FIG. 2 illustrates a second variant relative to the type of arrangement of the linear resistor 100, arranged more densely in the areas near the front 120 and side 150 edges of the outer upper face 2 of the compartment 1, i.e. substantially close to the door of the refrigerator and in the area 130 where cold air is introduced into the cavity of the refrigerator.

It is stated that, as an alternative to the linear type of resistors, non-linear resistors can be used, which can dissipate heat in a differentiated manner, with the aim of achieving uniform heating.

Also in this second variant a linear resistor has been used, with a uniform resistance, approximately 2.5 m long. The power dissipated from this second resistor is approximately 4 W at 230 V. Suitable wiring connects the resistor to the power supply terminals of the refrigerator.

Once the construction of the “no frost” refrigerator is finished, the resistor 100 is no longer visible, since it is incorporated into the insulating foam.

The resistor 100 is activated at least at the same time as the introduction of cold air into the compartment. When the resistor 100 is activated, it heats the ceiling of the refrigerator compartment, preventing the formation of ice thereon.

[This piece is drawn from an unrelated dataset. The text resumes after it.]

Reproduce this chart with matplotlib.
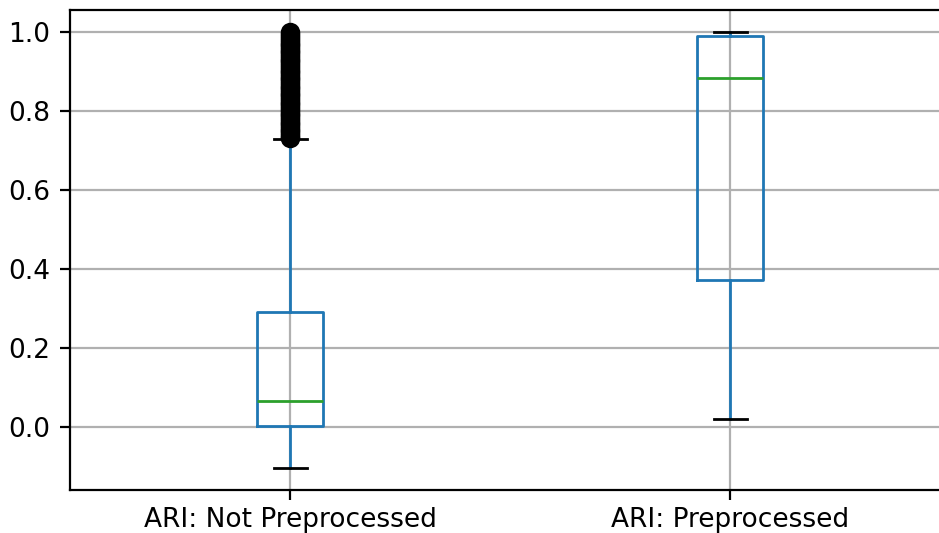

From experiments conducted it is shown that the most effective distribution of the resistor is the one that causes uniform distribution of heat over the ceiling of the “no frost” refrigerator, near to which the cold cooling air is introduced.

Finally, it may be noted that, still with the aim of preventing the formation of ice on the ceiling of the refrigerator compartment, it may become necessary to heat the ceiling of the compartment non-uniformly, either near the cold air outlet, or near the door opening.

As concerns the procedure for activating the resistor 100, it is also possible to keep the resistor continuously activated, or to execute operating cycles, modulating the introduction of heat.

The solution according to the invention therefore prevents the formation of ice inside a refrigerator with forced air circulation, which it would oblige the user to carry out frequent defrosting operations capable of restoring full functionality to the “no frost” refrigerator.